Due to the performance difference between the two forms of initializing embedded objects, some programmers use mem-initialization exclusively. Note, however, that the order of the initialization list has to match the order of declarations within the class. This is because the compiler transforms the list so that it coincides with the order of the declaration of the class members, regardless of the order specified by the programmer. For example:

class Website
{
private:
 string URL; //1
 unsigned int IP; //2
public:
 Website() : IP(0), URL("") {} // initialized in reverse order
};

In the mem-initialization list, the programmer first initializes the member IP and then URL, even though IP is declared after URL. The compiler transforms the initialization list to the order of the member declarations within the class. In this case, the reverse order is harmless. When there are dependencies in the order of initialization list, however, this transformation can cause surprises. For example:

class Mystring
{
private:
 char *buff;
 int capacity;
public:
 explicit Mystring(int size) :
 capacity(size), buff (new char [capacity]) {} undefined behavior
};

The mem-initialization list in the constructor of Mystring doesn't follow the order of declaration of Mystring's members. Consequently, the compiler transforms the list like this:

explicit Mystring(int size) :
buff (new char [capacity]), capacity(size) {}

The member capacity specifies the number of bytes that new has to allocate, but it hasn't been initialized. The results in this case are undefined. There are two ways to avert this pitfall: Change the order of member declarations so that capacity is declared before buff, or move the initialization of buff into the constructor's body.

Copy Constructor

A copy constructor initializes its object with another object. If there is no user-defined copy constructor for a class, C++ implicitly declares one. A copy constructor is said to be trivial if it's implicitly declared, if its class has no virtual member functions and no virtual base classes, and if its entire direct base classes and embedded objects have trivial copy constructors. The implicitly defined copy constructor performs a memberwise copy of its sub-objects, as in the following example:

#include<string>
using std::string;
class Website //no user-defined copy constructor
{
private:
 string URL;
 unsigned int IP;
public:
 Website() : IP(0), URL("") {}
};
int main ()
{
 Website site1;
 Website site2(site1); //invoke implicitly defined copy constructor
}

The programmer didn't declare a copy constructor for class Website. Because Website has an embedded object of type std::string, which happens to have a user-defined copy constructor, the implementation implicitly defines a copy constructor for class Website and uses it to copy-construct the object site2 from site1. The synthesized copy constructor first invokes the copy constructor of std::string, and then performs a bitwise copying of the data members of site1 into site2.

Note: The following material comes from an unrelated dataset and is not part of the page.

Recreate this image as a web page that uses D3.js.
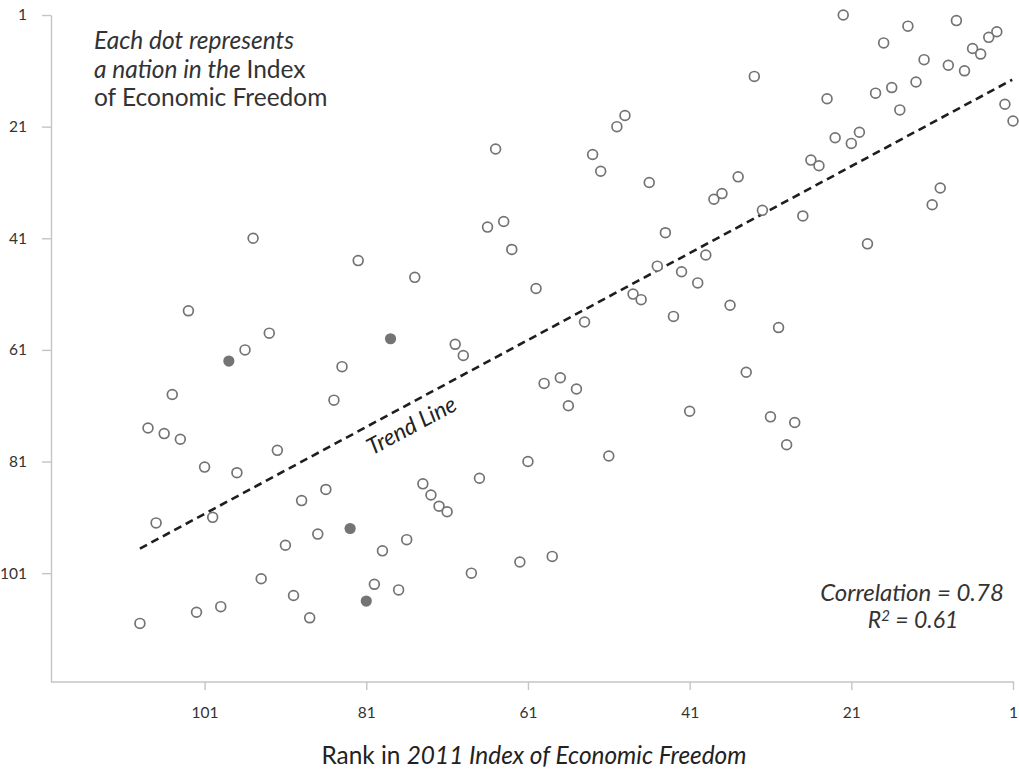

Novices are sometimes encouraged to define the four special member functions for every class they write. As can be seen in the case of the Website class, not only is this unnecessary, but it's even undesirable under some conditions. The synthesized copy constructor (and the assignment operator, described in the next section) already "do the right thing." They automatically invoke the constructors of base and member sub-objects, they initialize the virtual pointer (if one exists), and they perform a bitwise copying of fundamental types. In many cases, this is exactly the programmer's intention anyway. Furthermore, the synthesized constructor and copy constructor enable the implementation to create code that's more efficient than user-written code, because it can apply optimizations that aren't always possible otherwise.